BOHEMIAN BAROQUE 13 COURSE LUTES
This is a development of the German baroque lute in which the diapasons go to two separate nuts in order to give three different stringlengths of increasing size to give a smoother transition between fingered strings and the basses. This seems to have been a Bohemian speciality.
37a.70cm & 84.5cm & 96cm, 13 courses; after Martin Bruner 1764 (Prague No. 450E) 9 ribs; the original is in figured sycamore with ebony veneered neck and an elegant triple pegbox in ebonised sycamore. This is a nice baroque lute of the type also made by Jauck in Bohemia
37b.72cm & 88.5cm & 101cm , 13 courses; based on instruments by Johannes Jauck in Yale, Budapest and Brussels, 11 ribs of birds eye maple with ebony lines between the ribs. Neck and an elegant triple pegbox in ebonised sycamore.
This type of instrument was developed in the eighteenth century as a return to a simpler form of lute mainly for amateurs at a time when baroque 13 course lutes had become quite complex and more the province of the professional. However larger sizes, sometimes called gallichons, were used for basso continuo in orchestral works and may indeed be the "lute" intended for the St. John Passion of J. S. Bach.

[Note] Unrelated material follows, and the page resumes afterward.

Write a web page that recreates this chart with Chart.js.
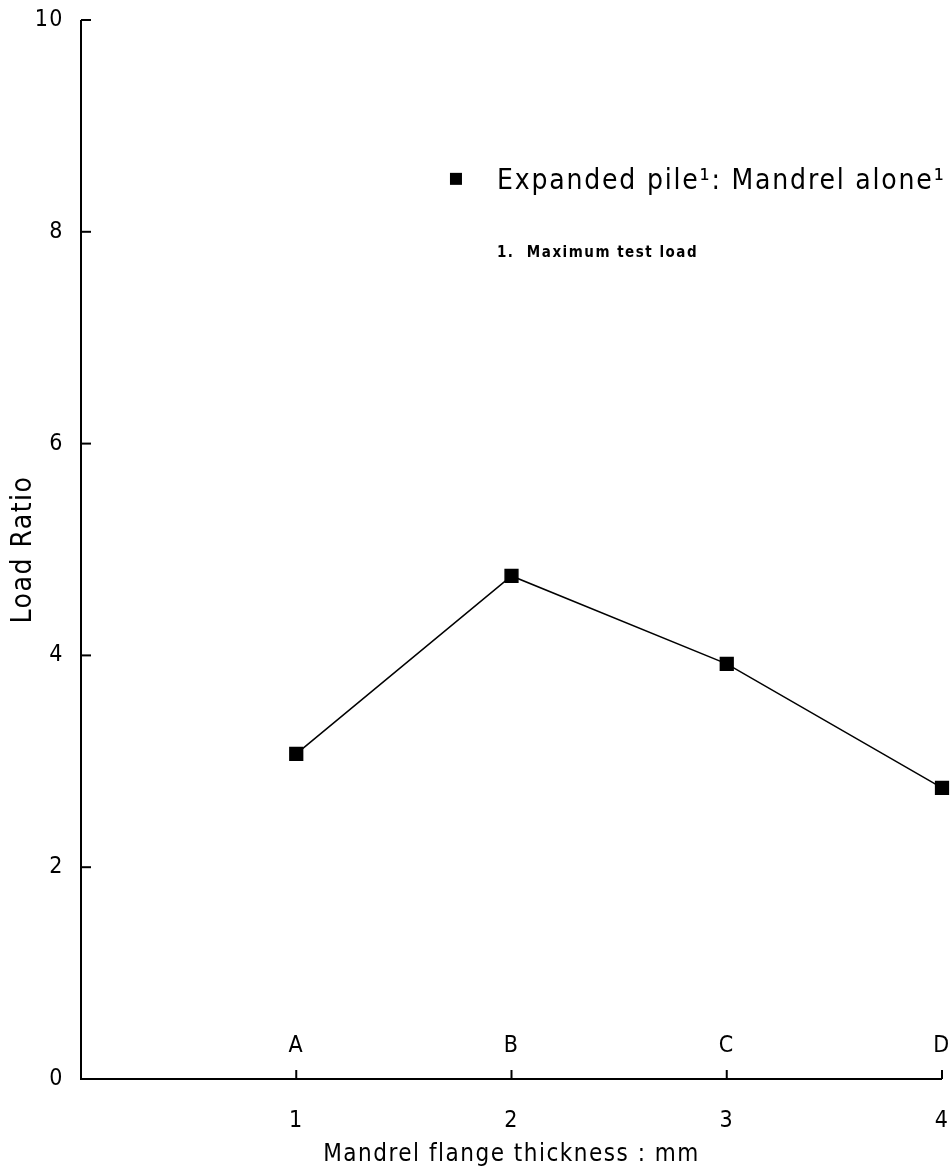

37c.64cm, 6 courses; based on a small mandora by Sebastian Schelle 1719 (Salzburg, Carolino Augusteum No. 112; B 6/1) 9 ribs; the original has a striped back with four ribs of plumwood alternating with five ribs of birds eye maple, it has a simple long neck and a closed back pegbox with a treble rider. This version also has some decorative details of endclasp design and moulded edging taken from other mandoras.
37.70cm, 6 - 8 courses; based on one of the most elegant mandoras in the most useful size by Sympert Niggel 1754 (Nürnberg No. MIR 895) 9 ribs; the original has 6 courses and is in ebonised figured sycamore with a simple long black neck and a partially open pegbox with a treble rider.
38.760 and 895 mm, 9 courses (1x1, 5x2 + 3x2); based on a very beautiful but little known Bohemian baroque mandora by Johannes Jauck 1746 (Bruxelles, Musée Instrumental No. 0251) The original has 9 courses of 694 and 834 mm and has a body of 11 ribs in figured sycamore with a simple long black neck with a typical Jauck style extended pegbox with cantilevered nut. It has a triple rose. This is a slightly larger version with a body in rosewood based on Edlinger but it has the same neck, pegbox and general layout as the original.
38a.71cm, 8 courses; after J. B. Weigert 1743 (Paris No. 32032) 9 ribs; the original is in ebonised figured sycamore with a ten fret black stained neck and pegbox with a treble rider.
38b.895mm, 6-8 courses; A large continuo gallichon based on one by Thomas Edlinger 1728 (Narodnì Muzeum, Prague No. 1176E) The original is in maple and has six single courses carried on a very long neck giving a full octave of frets. It would be suitable for general bass continuo work, like a more portable, and cheaper (!) theorbo. 9 ribs, striped or plain in a variety of woods with a 12 fret neck and a sickle shaped pegbox.